I was overcome with relief at the outcome of the Scottish referendum. Both my parents were born in Edinburgh and half my family lives there—I say directly to the Scottish people: you are my kith and kin—and it would have broken my heart if we had found ourselves in separate sovereign states. I am heartily glad that Scotland voted no. However, it was a much closer vote than the Prime Minister intended when he first suggested that the referendum should take place, and we need to learn lessons from that. Given the nature of this debate, I wonder whether we are learning any lessons.
This scrappy, partisan debate is exactly the kind of thing that reflects badly on Westminster politics throughout the United Kingdom, and that was cleverly exploited by the yes campaign in Scotland. We should concede that to the Scottish National party representatives here today. We should also concede to them that the vow, however well intentioned it might have been, is in fact a bit of a muddle. It is indecipherable, and I do not think it made any difference to the result. It was ham-fisted. However, I congratulate the right hon. Member for Kirkcaldy and Cowdenbeath (Mr Brown) and my right hon. Friend the Prime Minister on the passion that they brought to the debate.

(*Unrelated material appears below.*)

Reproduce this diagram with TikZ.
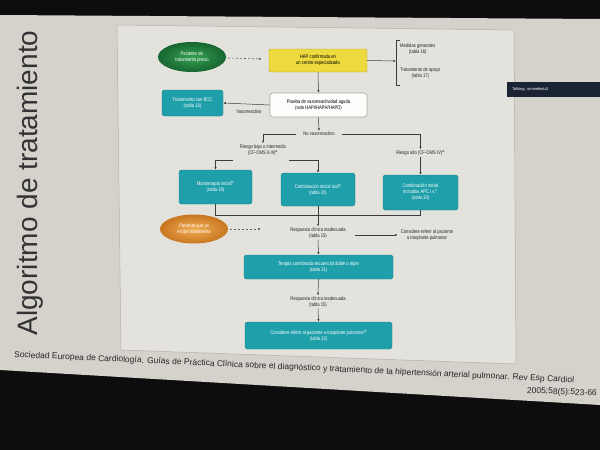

This is a matter that we are trying to determine today. Does the hon. Gentleman think that the right hon. Member for Kirkcaldy and Cowdenbeath (Mr Brown) was duped about the vow?
No, I think it was a panic reaction to a late poll. It was something that they were desperate to do. I believe that the very fact that it was a close poll was enough to turn people away from voting yes, because they suddenly realised that their vote might make a difference. Most pollsters would agree that that was the effect of the very close poll.
The vow stated:
“We agree that the UK exists to ensure opportunity and security for all by sharing our resources equitably across all four nations”.
That is fine; I think we would all agree with that. Then, however, it goes on to reaffirm the Barnett formula. There are two things about the Barnett formula, the first of which is that if Scotland is to raise more of its own resources, the formula will become a much less significant component of the allocation of resources. Secondly, the formula actually represents the opposite of
“sharing our resources equitably across all four nations”.
It cements in place an artificial bias in favour of funding in Scotland, which is no doubt why Scottish politicians campaign so vociferously in favour of it.
I have given way twice already; I do apologise.
The House of Lords produced a very good report in 2009 which concluded
“that the Barnett formula should no longer be used to determine annual increases in the block grant for the United Kingdom’s devolved administrations.”
It stated:
“A new system which allocates resources to the devolved administrations based on an explicit assessment of their relative needs should be introduced.”
The question is: how are we going to get from A to B? Lord Strathclyde has recommended a convocation in which the four component parts of the Union should be represented on equal terms in a single body. The question of the fair allocation of resources among the four parts of the United Kingdom deserves to be discussed in such an impartial forum. This cannot be imposed by the Treasury. It cannot be imposed by a system that we have inherited from a period when there was no devolution and no devolved tax-raising powers at all, so we need a new system. If we are going to learn from this referendum, it would be much more honest if we all agreed that, over time, we will need to move on from the Barnett formula.
Let us deal with the question of what the promises mean. If we ever want evidence of the chaos in the no campaign, we need only see that, even after the referendum, we still have three separate proposals in this Command Paper for what is to be devolved, and an unseemly scrap between the Westminster parties over what should be devolved. I have no doubt that agreement will be reached, and I commend the SNP for being determined to bring its good will to the party in order to get an agreement, because that has to be our objective. However, as part of that agreement, there is now huge awareness across the United Kingdom of English votes on English laws.